• **Task details**
Exact reproduction is required for the lines bounded by the one containing "Give me the Plotly.js source for this chart." and the one containing "0.050, 0.038, 0.029];", both bounds included. Print them without any pictures.

(Source code of charts)
▬▬▬
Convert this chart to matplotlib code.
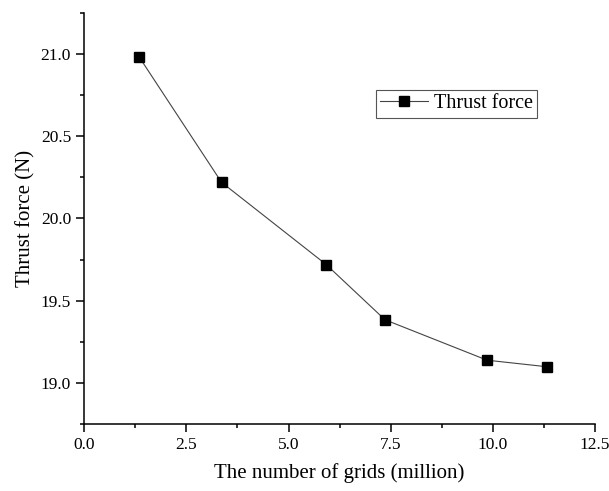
import matplotlib
matplotlib.use("Agg")
from matplotlib import pyplot as plt
from matplotlib.ticker import MultipleLocator

plt.rcParams["font.family"] = ["Liberation Serif", "DejaVu Serif"]

grids = [1.35, 3.36, 5.92, 7.36, 9.86, 11.33]
thrust = [20.98, 20.22, 19.72, 19.384, 19.138, 19.098]

fig = plt.figure(figsize=(6.09, 4.91), dpi=100)
ax = fig.add_axes([0.1384, 0.1365, 0.977 - 0.1384, 0.9735 - 0.1365])

ax.plot(grids, thrust, color="#444444", lw=0.8, marker="s", ms=6.5,
        mfc="black", mec="black", label="Thrust force")

ax.set_xlim(0, 12.5)
ax.set_ylim(18.75, 21.25)
ax.xaxis.set_major_locator(MultipleLocator(2.5))
ax.xaxis.set_minor_locator(MultipleLocator(1.25))
ax.yaxis.set_major_locator(MultipleLocator(0.5))
ax.yaxis.set_minor_locator(MultipleLocator(0.25))
ax.xaxis.set_major_formatter(lambda v, p: f"{v:.1f}")
ax.yaxis.set_major_formatter(lambda v, p: f"{v:.1f}")

for s in ["top", "right"]:
    ax.spines[s].set_visible(False)
for s in ["left", "bottom"]:
    ax.spines[s].set_linewidth(1.1)

ax.tick_params(which="major", direction="out", length=6, width=1.1, labelsize=12.5)
ax.tick_params(which="minor", direction="out", length=3, width=1.1)

ax.set_xlabel("The number of grids (million)", fontsize=15, labelpad=7)
ax.set_ylabel("Thrust force (N)", fontsize=15, labelpad=4)

leg = ax.legend(loc="upper left", bbox_to_anchor=(0.571, 0.813), fontsize=14.5,
                fancybox=False, edgecolor="#555555", framealpha=1,
                handlelength=2.35, borderpad=0.22, handletextpad=0.3,
                borderaxespad=0)
leg.get_frame().set_linewidth(0.8)

fig.savefig("out.png", dpi=100)
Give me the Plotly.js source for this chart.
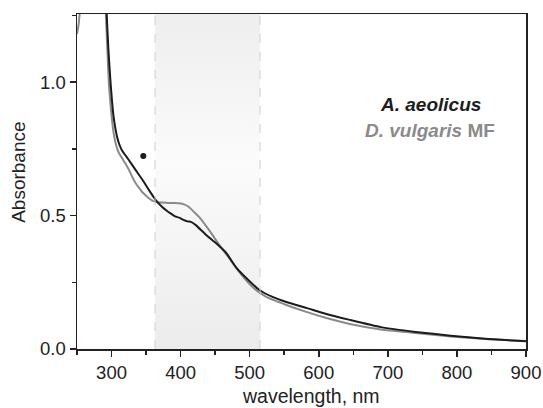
<!DOCTYPE html>
<html>
<head>
<meta charset="utf-8">
<script src="https://cdn.plot.ly/plotly-3.0.1.min.js"></script>
<style>html,body{margin:0;padding:0;background:#fff;}#chart{width:543px;height:408px;}</style>
</head>
<body>
<div id="chart"></div>
<script>
// A. aeolicus spectrum (black)
const aeolicusWavelength = [287, 290, 293, 295.5, 298.5, 300.5, 302.5, 305, 308, 311, 315, 320, 325, 335, 345, 354, 364, 373, 380, 386, 392, 398, 405, 410, 415, 422, 437, 451, 466, 480, 495, 514, 533, 553, 582, 611, 645, 690, 740, 791, 841, 900];
const aeolicusAbs = [1.7, 1.45, 1.255, 1.12, 1.0, 0.935, 0.88, 0.835, 0.795, 0.768, 0.745, 0.726, 0.708, 0.670, 0.633, 0.596, 0.558, 0.533, 0.518, 0.507, 0.497, 0.492, 0.483, 0.478, 0.476, 0.464, 0.427, 0.397, 0.360, 0.307, 0.266, 0.221, 0.195, 0.176, 0.154, 0.131, 0.109, 0.082, 0.064, 0.050, 0.038, 0.029];

// D. vulgaris MF spectrum (grey)
const vulgarisWavelength = [250, 252.5, 256, 260, 270, 285, 289, 291.7, 294, 296, 298.5, 301, 303, 306, 310, 315, 320, 325, 330, 335, 340, 344, 350, 355, 359, 365, 378, 390, 398, 405, 412, 420, 427, 441, 456, 470, 485, 504, 524, 553, 582, 611, 645, 690, 740, 791, 841, 900];
const vulgarisAbs = [1.18, 1.22, 1.33, 1.5, 1.8, 1.8, 1.45, 1.255, 1.12, 1.0, 0.915, 0.85, 0.81, 0.77, 0.738, 0.716, 0.695, 0.672, 0.645, 0.621, 0.603, 0.589, 0.574, 0.563, 0.556, 0.551, 0.548, 0.547, 0.546, 0.542, 0.532, 0.512, 0.494, 0.446, 0.390, 0.341, 0.288, 0.232, 0.195, 0.165, 0.139, 0.116, 0.094, 0.073, 0.060, 0.047, 0.037, 0.030];

// marked point
const markerWavelength = [346];
const markerAbs = [0.723];

// highlighted wavelength band
const bandRange = [363, 515];

// axes
const xRange = [250, 900];
const yRange = [0, 1.255];
const xTicks = [300, 400, 500, 600, 700, 800, 900];
const yTicks = [0, 0.5, 1.0];
const yTickLabels = ['0.0', '0.5', '1.0'];

const seriesNames = ['A. aeolicus', 'D. vulgaris MF'];

const FONT = 'Liberation Sans, Arial, Helvetica, sans-serif';
const BLACK = '#1c1c1c';
const GREY = '#8a8a8a';

const band = {
  x: [bandRange[0], bandRange[1], bandRange[1], bandRange[0], bandRange[0]],
  y: [yRange[0], yRange[0], yRange[1], yRange[1], yRange[0]],
  type: 'scatter', mode: 'lines', fill: 'toself',
  line: {width: 0},
  fillgradient: {type: 'vertical', colorscale: [[0, '#ececec'], [0.55, '#fbfbfb'], [1, '#eeeeee']]},
  hoverinfo: 'skip', showlegend: false
};

const traces = [
  band,
  {x: vulgarisWavelength, y: vulgarisAbs, type: 'scatter', mode: 'lines', line: {color: GREY, width: 2, shape: 'spline', smoothing: 0.5}, name: seriesNames[1], showlegend: false},
  {x: aeolicusWavelength, y: aeolicusAbs, type: 'scatter', mode: 'lines', line: {color: BLACK, width: 2, shape: 'spline', smoothing: 0.5}, name: seriesNames[0], showlegend: false},
  {x: markerWavelength, y: markerAbs, type: 'scatter', mode: 'markers', marker: {color: BLACK, size: 6}, showlegend: false}
];

const layout = {
  width: 543, height: 408,
  margin: {l: 77, r: 17, t: 14, b: 59},
  paper_bgcolor: '#fff', plot_bgcolor: '#fff',
  font: {family: FONT, size: 18, color: '#222'},
  showlegend: false,
  xaxis: {
    range: xRange, tickvals: xTicks, ticktext: xTicks.map(String),
    ticks: 'outside', ticklen: 6, tickwidth: 1.5, tickcolor: '#222',
    minor: {dtick: 50, tick0: 250, ticks: 'outside', ticklen: 4, tickwidth: 1.5, tickcolor: '#222', showgrid: false},
    showline: true, mirror: true, linecolor: '#222', linewidth: 1.5,
    showgrid: false, zeroline: false,
    tickfont: {family: FONT, size: 18.5, color: '#222'}
  },
  yaxis: {
    range: yRange, tickvals: yTicks, ticktext: yTickLabels,
    ticks: 'outside', ticklen: 6, tickwidth: 1.5, tickcolor: '#222',
    minor: {dtick: 0.25, tick0: 0, ticks: 'outside', ticklen: 4, tickwidth: 1.5, tickcolor: '#222', showgrid: false},
    showline: true, mirror: true, linecolor: '#222', linewidth: 1.5,
    showgrid: false, zeroline: false,
    tickfont: {family: FONT, size: 18.5, color: '#222'}
  },
  shapes: bandRange.map(v => ({
    type: 'line', xref: 'x', yref: 'paper', x0: v, x1: v, y0: 0, y1: 1,
    line: {color: '#cfcfcf', width: 1, dash: 'dash'}, layer: 'above'
  })),
  annotations: [
    {text: 'wavelength, nm', xref: 'paper', yref: 'paper', x: 0.521, y: -0.14, xanchor: 'center', yanchor: 'middle', showarrow: false, font: {family: FONT, size: 19.5, color: '#222'}},
    {text: 'Absorbance', xref: 'paper', yref: 'paper', x: -0.132, y: 0.528, xanchor: 'center', yanchor: 'middle', textangle: -90, showarrow: false, font: {family: FONT, size: 19, color: '#222'}},
    {text: '<b><i>' + seriesNames[0] + '</i></b>', xref: 'paper', yref: 'paper', x: 0.787, y: 0.73, xanchor: 'center', yanchor: 'middle', showarrow: false, font: {family: FONT, size: 19, color: BLACK}},
    {text: '<b><i>D. vulgaris</i> MF</b>', xref: 'paper', yref: 'paper', x: 0.787, y: 0.653, xanchor: 'center', yanchor: 'middle', showarrow: false, font: {family: FONT, size: 19, color: GREY}}
  ]
};

Plotly.newPlot('chart', traces, layout, {staticPlot: true, displayModeBar: false});
</script>
</body>
</html>
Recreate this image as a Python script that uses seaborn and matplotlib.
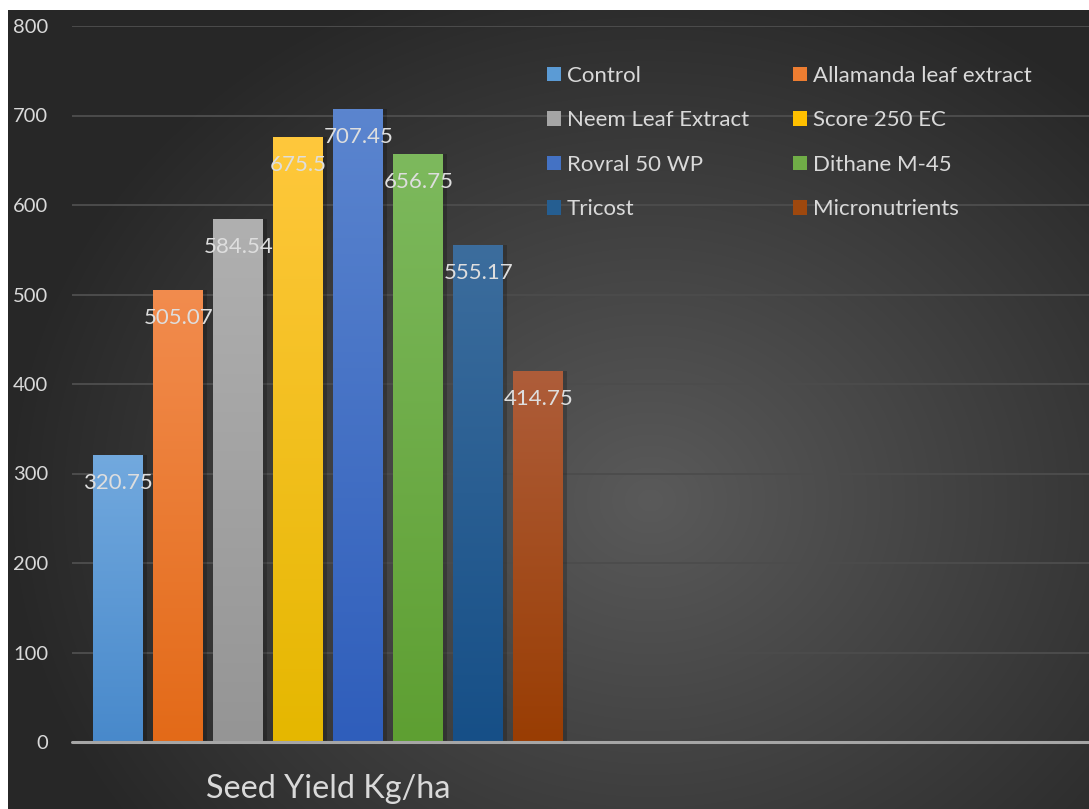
import numpy as np
import pandas as pd
import matplotlib
matplotlib.use("Agg")
import matplotlib.pyplot as plt
import seaborn as sns
from matplotlib.patches import Patch
from matplotlib.colors import to_rgb

# ---------------- data ----------------
categories = ["Seed Yield Kg/ha", " "]
treatments = ["Control", "Allamanda leaf extract", "Neem Leaf Extract", "Score 250 EC",
              "Rovral 50 WP", "Dithane M-45", "Tricost", "Micronutrients"]
yields = [320.75, 505.07, 584.54, 675.5, 707.45, 656.75, 555.17, 414.75]
yticks = [0, 100, 200, 300, 400, 500, 600, 700, 800]

# ---------------- style ----------------
base_colors = ["#5B9BD5", "#ED7D31", "#A5A5A5", "#FFC000",
               "#4472C4", "#70AD47", "#255E91", "#9E480E"]
top_colors = ["#72a9de", "#f28c4e", "#b0b0b0", "#ffc83c",
              "#5b85cf", "#7db95d", "#3c6d9d", "#ae5d3a"]
bottom_colors = ["#4889cb", "#e36a18", "#959595", "#e5b700",
                 "#2f5ebb", "#5e9f32", "#164f87", "#993d03"]

sns.set_theme(style="dark")
plt.rcParams['font.family'] = ['Lato', 'DejaVu Sans']

W, H = 1089, 809
fig = plt.figure(figsize=(W / 100, H / 100), dpi=100, facecolor="white")

# background radial gradient (chart area)
bx0, by0 = 8, 10
bg = fig.add_axes([bx0 / W, 0, 1 - bx0 / W, 1 - by0 / H])
bw, bh = W - bx0, H - by0
yy, xx = np.mgrid[0:bh, 0:bw]
cx, cy = 650 - bx0, 500 - by0
d = np.sqrt(((xx - cx) / 650.0) ** 2 + ((yy - cy) / 560.0) ** 2)
d = np.clip(d, 0, 1)
light, dark = 0x5a / 255, 0x27 / 255
v = light + (dark - light) * d
img = np.dstack([v, v, v])
bg.imshow(img, aspect="auto", interpolation="bilinear")
bg.axis("off")

# main axes
ax = fig.add_axes([72 / W, (H - 742) / H, 1 - 72 / W, (742 - 26) / H])
ax.set_facecolor("none")

df = pd.DataFrame({"Metric": [categories[0]] * len(treatments),
                   "Treatment": treatments, "Yield": yields})
sns.barplot(data=df, x="Metric", y="Yield", hue="Treatment",
            order=categories, hue_order=treatments, palette=base_colors,
            width=0.944, gap=0.167, saturation=1, errorbar=None,
            legend=False, ax=ax, zorder=3, linewidth=0, edgecolor="none")

xlim = (-0.504, 1.496)
ax.set_xlim(*xlim)
ax.set_ylim(0, 800)

# gradient fill for bars + data labels
bars = sorted([p for p in ax.patches if p.get_height() > 0], key=lambda p: p.get_x())
for i, p in enumerate(bars):
    p.set_linewidth(0)
    p.set_edgecolor("none")
    x, w, h = p.get_x(), p.get_width(), p.get_height()
    t = np.array(to_rgb(top_colors[i]))
    b = np.array(to_rgb(bottom_colors[i]))
    n = 200
    frac = np.linspace(0, 1, n)[:, None]
    grad = (t[None, :] * (1 - frac) + b[None, :] * frac)[:, None, :]
    # soft shadow
    ax.bar(x + w / 2 + 0.007, h, width=w, color="black", alpha=0.2,
           zorder=2, linewidth=0)
    im = ax.imshow(grad, extent=[x, x + w, 0, h], aspect="auto",
                   origin="upper", zorder=4)
    im.set_clip_path(p)
    ax.annotate(f"{yields[i]:g}", xy=(x + w / 2, h), xytext=(0, -28),
                textcoords="offset pixels", ha="center", va="center",
                color="#dedede", fontsize=16, zorder=6)

ax.set_xlim(*xlim)
ax.set_ylim(0, 800)

# axes styling
for s in ax.spines.values():
    s.set_visible(False)
ax.set_yticks(yticks)
ax.set_yticklabels([str(v) for v in yticks])
ax.yaxis.grid(True, color="#4c4c4c", linewidth=1.4, zorder=0)
ax.xaxis.grid(False)
ax.set_axisbelow(True)
ax.axhline(0, color="#a6a6a6", linewidth=2.2, zorder=5, clip_on=False)
ax.tick_params(axis="y", length=0, pad=17, labelsize=14.5, labelcolor="#d9d9d9")
ax.tick_params(axis="x", length=0, pad=23, labelsize=23.3, labelcolor="#d9d9d9")
ax.set_xlabel("")
ax.set_ylabel("")

# legend (row-major order like the reference)
order = [0, 2, 4, 6, 1, 3, 5, 7]
handles = [Patch(facecolor=base_colors[k], edgecolor="none") for k in order]
labels = [treatments[k] for k in order]
fig.legend(handles, labels, ncol=2, loc="upper left",
           bbox_to_anchor=(547 / W, 1 - 66 / H), frameon=False,
           fontsize=16, labelcolor="#d9d9d9", handlelength=0.62,
           handleheight=0.62, handletextpad=0.28, columnspacing=1.97,
           labelspacing=1.1, borderpad=0, borderaxespad=0)

fig.savefig("out.png", dpi=100, facecolor="white")
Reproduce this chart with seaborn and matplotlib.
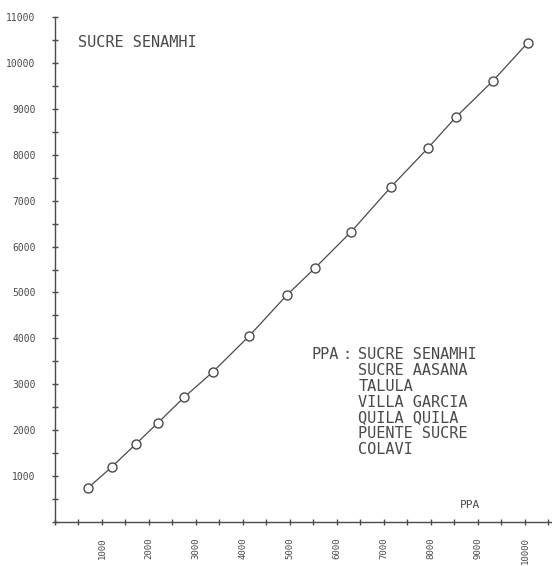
import matplotlib
matplotlib.use('Agg')
import pandas as pd
import matplotlib.pyplot as plt
import seaborn as sns
from matplotlib.ticker import MultipleLocator, FixedLocator

# Double-mass curve: cumulative PPA (x) vs cumulative SUCRE SENAMHI (y)
ppa_acum = [700, 1210, 1720, 2190, 2750, 3360, 4130, 4940, 5530, 6300,
            7150, 7940, 8530, 9320, 10060]
senamhi_acum = [740, 1200, 1700, 2160, 2720, 3270, 4050, 4950, 5530, 6320,
                7300, 8150, 8820, 9610, 10440]
estaciones = ['SUCRE SENAMHI', 'SUCRE AASANA', 'TALULA', 'VILLA GARCIA',
              'QUILA QUILA', 'PUENTE SUCRE', 'COLAVI']
y_ticks = list(range(1000, 12000, 1000))
x_ticks = list(range(1000, 11000, 1000))

df = pd.DataFrame({'PPA': ppa_acum, 'SENAMHI': senamhi_acum})

sns.set_style('ticks')
plt.rcParams['font.family'] = ['DejaVu Sans Mono']

ink = '#4a4a4a'

fig = plt.figure(figsize=(5.52, 5.66), dpi=100)
ax = fig.add_axes([55 / 552, 44 / 566, 497 / 552, 505 / 566])

sns.lineplot(data=df, x='PPA', y='SENAMHI', ax=ax, color=ink, linewidth=0.9,
             marker='o', markersize=6.5, markerfacecolor='white',
             markeredgecolor=ink, markeredgewidth=1)

ax.set_xlim(0, 10575)
ax.set_ylim(0, 11000)

ax.yaxis.set_major_locator(FixedLocator(y_ticks))
ax.xaxis.set_major_locator(FixedLocator(x_ticks))
ax.xaxis.set_minor_locator(MultipleLocator(500))
ax.yaxis.set_minor_locator(MultipleLocator(500))
ax.set_yticklabels([str(v) for v in y_ticks], fontsize=7, color=ink)
ax.set_xticklabels([str(v) for v in x_ticks], fontsize=6.5, color=ink,
                   rotation=90)
ax.tick_params(which='both', direction='inout', length=4, width=1,
               color=ink)
ax.tick_params(axis='y', pad=12)
ax.tick_params(axis='x', pad=9)

sns.despine(ax=ax)
for side in ['left', 'bottom']:
    ax.spines[side].set_color(ink)
    ax.spines[side].set_linewidth(1)

ax.set_xlabel('')
ax.set_ylabel('')

# station titles
ax.text(0.046, 0.95, 'SUCRE SENAMHI', transform=ax.transAxes, fontsize=11,
        color=ink, va='center', ha='left')

ax.text(0.517, 0.331, 'PPA', transform=ax.transAxes, fontsize=11,
        color=ink, va='center', ha='left')
ax.text(0.578, 0.331, ':', transform=ax.transAxes, fontsize=11,
        color=ink, va='center', ha='left')
for i, est in enumerate(estaciones):
    ax.text(0.61, 0.331 - i * 0.0312, est, transform=ax.transAxes,
            fontsize=11, color=ink, va='center', ha='left')

ax.text(0.835, 0.034, 'PPA', transform=ax.transAxes, fontsize=8,
        color=ink, va='center', ha='center')

fig.savefig('out.png', dpi=100, facecolor='white')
▬▬▬
• **The response**
Give me the Plotly.js source for this chart.
<!DOCTYPE html>
<html>
<head>
<meta charset="utf-8">
<script src="https://cdn.plot.ly/plotly-3.0.1.min.js"></script>
<style>html,body{margin:0;padding:0;background:#fff;}#chart{width:543px;height:408px;}</style>
</head>
<body>
<div id="chart"></div>
<script>
// A. aeolicus spectrum (black)
const aeolicusWavelength = [287, 290, 293, 295.5, 298.5, 300.5, 302.5, 305, 308, 311, 315, 320, 325, 335, 345, 354, 364, 373, 380, 386, 392, 398, 405, 410, 415, 422, 437, 451, 466, 480, 495, 514, 533, 553, 582, 611, 645, 690, 740, 791, 841, 900];
const aeolicusAbs = [1.7, 1.45, 1.255, 1.12, 1.0, 0.935, 0.88, 0.835, 0.795, 0.768, 0.745, 0.726, 0.708, 0.670, 0.633, 0.596, 0.558, 0.533, 0.518, 0.507, 0.497, 0.492, 0.483, 0.478, 0.476, 0.464, 0.427, 0.397, 0.360, 0.307, 0.266, 0.221, 0.195, 0.176, 0.154, 0.131, 0.109, 0.082, 0.064, 0.050, 0.038, 0.029];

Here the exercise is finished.